#### Data block:

—————

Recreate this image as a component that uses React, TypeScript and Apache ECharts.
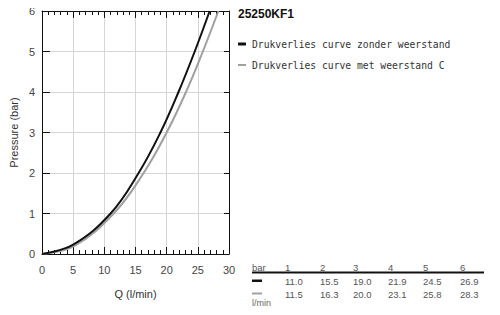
import React, { useEffect, useRef } from "react";
import * as echarts from "echarts";

const title = "25250KF1";
const seriesNames = ["Drukverlies curve zonder weerstand", "Drukverlies curve met weerstand C"];
const pressures = [0, 0.23, 1, 2, 3, 4, 5, 6];
const pressuresGray = [0, 0.2, 1, 2, 3, 4, 5, 6];
const flowBlack = [0, 5, 11.0, 15.5, 19.0, 21.9, 24.5, 26.9];
const flowGray = [0, 5.2, 11.5, 16.3, 20.0, 23.1, 25.8, 28.3];
const tableHeader = ["1", "2", "3", "4", "5", "6"];
const tableBlack = ["11.0", "15.5", "19.0", "21.9", "24.5", "26.9"];
const tableGray = ["11.5", "16.3", "20.0", "23.1", "25.8", "28.3"];
const colors = ["#111111", "#a0a0a0"];

export default function App() {
  const ref = useRef<HTMLDivElement>(null);
  useEffect(() => {
    if (!ref.current) return;
    const chart = echarts.init(ref.current, null, { renderer: "svg" });
    const font = "'Liberation Sans', Arial, sans-serif";
    const colX = [285, 320, 353, 388, 423, 460];
    const graphics: any[] = [];
    graphics.push({ type: "text", left: 238, top: 8, style: { text: title, font: `bold 12px ${font}`, fill: "#111" } });
    seriesNames.forEach((n, i) => {
      const y = 44 + i * 21;
      graphics.push({ type: "rect", shape: { x: 238, y: y - (i === 0 ? 1.5 : 1), width: 8, height: i === 0 ? 3 : 2 }, style: { fill: colors[i] } });
      graphics.push({ type: "text", x: 252, y, style: { text: n, font: `9.7px 'DejaVu Sans Mono', monospace`, fill: "#333", textVerticalAlign: "middle" } });
    });
    const tf = `9.5px ${font}`;
    graphics.push({ type: "text", x: 252, y: 267, style: { text: "bar", font: tf, fill: "#555", textVerticalAlign: "middle" } });
    tableHeader.forEach((t, i) => graphics.push({ type: "text", x: colX[i], y: 267, style: { text: t, font: tf, fill: "#555", textVerticalAlign: "middle" } }));
    graphics.push({ type: "line", shape: { x1: 252, y1: 272.5, x2: 484, y2: 272.5 }, style: { stroke: "#111", lineWidth: 2 } });
    graphics.push({ type: "rect", shape: { x: 252, y: 279.5, width: 10, height: 2.5 }, style: { fill: colors[0] } });
    graphics.push({ type: "rect", shape: { x: 252, y: 292.5, width: 10, height: 2 }, style: { fill: colors[1] } });
    tableBlack.forEach((t, i) => graphics.push({ type: "text", x: colX[i], y: 281, style: { text: t, font: tf, fill: "#555", textVerticalAlign: "middle" } }));
    tableGray.forEach((t, i) => graphics.push({ type: "text", x: colX[i], y: 294, style: { text: t, font: tf, fill: "#555", textVerticalAlign: "middle" } }));
    graphics.push({ type: "text", x: 252, y: 303, style: { text: "l/min", font: `9px ${font}`, fill: "#666", textVerticalAlign: "middle" } });

    const baseX = {
      type: "value", min: 0, max: 30, interval: 5,
      axisLine: { show: true, onZero: false, lineStyle: { color: "#111", width: 1 } },
      axisTick: { show: true, inside: true, length: 7, lineStyle: { color: "#111" } },
      minorTick: { show: true, splitNumber: 5, length: 4, lineStyle: { color: "#111" } },
    };
    const baseY = {
      type: "value", min: 0, max: 6, interval: 1,
      axisLine: { show: true, onZero: false, lineStyle: { color: "#111", width: 1 } },
      axisTick: { show: true, inside: true, length: 8, lineStyle: { color: "#111" } },
    };
    chart.setOption({
      animation: false,
      textStyle: { fontFamily: font },
      grid: { left: 42, top: 11, width: 187, height: 243 },
      xAxis: [
        { ...baseX, position: "bottom", name: "Q (l/min)", nameLocation: "middle", nameGap: 34,
          nameTextStyle: { fontSize: 11, color: "#333", fontFamily: font },
          axisLabel: { fontSize: 11, color: "#444", margin: 10 },
          splitLine: { show: true, lineStyle: { color: "#d6d6d6" } } },
        { ...baseX, position: "top", axisLabel: { show: false }, splitLine: { show: false } },
      ],
      yAxis: [
        { ...baseY, position: "left", name: "Pressure (bar)", nameLocation: "middle", nameGap: 23,
          nameTextStyle: { fontSize: 11, color: "#333", fontFamily: font },
          axisLabel: { fontSize: 11, color: "#444", margin: 7 },
          splitLine: { show: true, lineStyle: { color: "#d6d6d6" } } },
        { ...baseY, position: "right", axisLabel: { show: false }, splitLine: { show: false }, axisTick: { show: true, inside: true, length: 5, lineStyle: { color: "#111" } } },
      ],
      graphic: graphics,
      series: [
        { name: seriesNames[0], type: "line", smooth: 0.4, symbol: "none", data: flowBlack.map((q, i) => [q, pressures[i]]),
          lineStyle: { color: colors[0], width: 2 }, itemStyle: { color: colors[0] }, z: 3 },
        { name: seriesNames[1], type: "line", smooth: 0.4, symbol: "none", data: flowGray.map((q, i) => [q, pressuresGray[i]]),
          lineStyle: { color: colors[1], width: 2 }, itemStyle: { color: colors[1] }, z: 2 },
      ],
    });
    return () => chart.dispose();
  }, []);
  return <div ref={ref} style={{ width: 500, height: 315, margin: -8 }} />;
}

—————

Exactly as written, return every line of the listing, but not the pictures.

#### Full response:
Recreate this image as a component that uses React, TypeScript and Apache ECharts.
import React, { useEffect, useRef } from "react";
import * as echarts from "echarts";

const title = "25250KF1";
const seriesNames = ["Drukverlies curve zonder weerstand", "Drukverlies curve met weerstand C"];
const pressures = [0, 0.23, 1, 2, 3, 4, 5, 6];
const pressuresGray = [0, 0.2, 1, 2, 3, 4, 5, 6];
const flowBlack = [0, 5, 11.0, 15.5, 19.0, 21.9, 24.5, 26.9];
const flowGray = [0, 5.2, 11.5, 16.3, 20.0, 23.1, 25.8, 28.3];
const tableHeader = ["1", "2", "3", "4", "5", "6"];
const tableBlack = ["11.0", "15.5", "19.0", "21.9", "24.5", "26.9"];
const tableGray = ["11.5", "16.3", "20.0", "23.1", "25.8", "28.3"];
const colors = ["#111111", "#a0a0a0"];

export default function App() {
  const ref = useRef<HTMLDivElement>(null);
  useEffect(() => {
    if (!ref.current) return;
    const chart = echarts.init(ref.current, null, { renderer: "svg" });
    const font = "'Liberation Sans', Arial, sans-serif";
    const colX = [285, 320, 353, 388, 423, 460];
    const graphics: any[] = [];
    graphics.push({ type: "text", left: 238, top: 8, style: { text: title, font: `bold 12px ${font}`, fill: "#111" } });
    seriesNames.forEach((n, i) => {
      const y = 44 + i * 21;
      graphics.push({ type: "rect", shape: { x: 238, y: y - (i === 0 ? 1.5 : 1), width: 8, height: i === 0 ? 3 : 2 }, style: { fill: colors[i] } });
      graphics.push({ type: "text", x: 252, y, style: { text: n, font: `9.7px 'DejaVu Sans Mono', monospace`, fill: "#333", textVerticalAlign: "middle" } });
    });
    const tf = `9.5px ${font}`;
    graphics.push({ type: "text", x: 252, y: 267, style: { text: "bar", font: tf, fill: "#555", textVerticalAlign: "middle" } });
    tableHeader.forEach((t, i) => graphics.push({ type: "text", x: colX[i], y: 267, style: { text: t, font: tf, fill: "#555", textVerticalAlign: "middle" } }));
    graphics.push({ type: "line", shape: { x1: 252, y1: 272.5, x2: 484, y2: 272.5 }, style: { stroke: "#111", lineWidth: 2 } });
    graphics.push({ type: "rect", shape: { x: 252, y: 279.5, width: 10, height: 2.5 }, style: { fill: colors[0] } });
    graphics.push({ type: "rect", shape: { x: 252, y: 292.5, width: 10, height: 2 }, style: { fill: colors[1] } });
    tableBlack.forEach((t, i) => graphics.push({ type: "text", x: colX[i], y: 281, style: { text: t, font: tf, fill: "#555", textVerticalAlign: "middle" } }));
    tableGray.forEach((t, i) => graphics.push({ type: "text", x: colX[i], y: 294, style: { text: t, font: tf, fill: "#555", textVerticalAlign: "middle" } }));
    graphics.push({ type: "text", x: 252, y: 303, style: { text: "l/min", font: `9px ${font}`, fill: "#666", textVerticalAlign: "middle" } });

    const baseX = {
      type: "value", min: 0, max: 30, interval: 5,
      axisLine: { show: true, onZero: false, lineStyle: { color: "#111", width: 1 } },
      axisTick: { show: true, inside: true, length: 7, lineStyle: { color: "#111" } },
      minorTick: { show: true, splitNumber: 5, length: 4, lineStyle: { color: "#111" } },
    };
    const baseY = {
      type: "value", min: 0, max: 6, interval: 1,
      axisLine: { show: true, onZero: false, lineStyle: { color: "#111", width: 1 } },
      axisTick: { show: true, inside: true, length: 8, lineStyle: { color: "#111" } },
    };
    chart.setOption({
      animation: false,
      textStyle: { fontFamily: font },
      grid: { left: 42, top: 11, width: 187, height: 243 },
      xAxis: [
        { ...baseX, position: "bottom", name: "Q (l/min)", nameLocation: "middle", nameGap: 34,
          nameTextStyle: { fontSize: 11, color: "#333", fontFamily: font },
          axisLabel: { fontSize: 11, color: "#444", margin: 10 },
          splitLine: { show: true, lineStyle: { color: "#d6d6d6" } } },
        { ...baseX, position: "top", axisLabel: { show: false }, splitLine: { show: false } },
      ],
      yAxis: [
        { ...baseY, position: "left", name: "Pressure (bar)", nameLocation: "middle", nameGap: 23,
          nameTextStyle: { fontSize: 11, color: "#333", fontFamily: font },
          axisLabel: { fontSize: 11, color: "#444", margin: 7 },
          splitLine: { show: true, lineStyle: { color: "#d6d6d6" } } },
        { ...baseY, position: "right", axisLabel: { show: false }, splitLine: { show: false }, axisTick: { show: true, inside: true, length: 5, lineStyle: { color: "#111" } } },
      ],
      graphic: graphics,
      series: [
        { name: seriesNames[0], type: "line", smooth: 0.4, symbol: "none", data: flowBlack.map((q, i) => [q, pressures[i]]),
          lineStyle: { color: colors[0], width: 2 }, itemStyle: { color: colors[0] }, z: 3 },
        { name: seriesNames[1], type: "line", smooth: 0.4, symbol: "none", data: flowGray.map((q, i) => [q, pressuresGray[i]]),
          lineStyle: { color: colors[1], width: 2 }, itemStyle: { color: colors[1] }, z: 2 },
      ],
    });
    return () => chart.dispose();
  }, []);
  return <div ref={ref} style={{ width: 500, height: 315, margin: -8 }} />;
}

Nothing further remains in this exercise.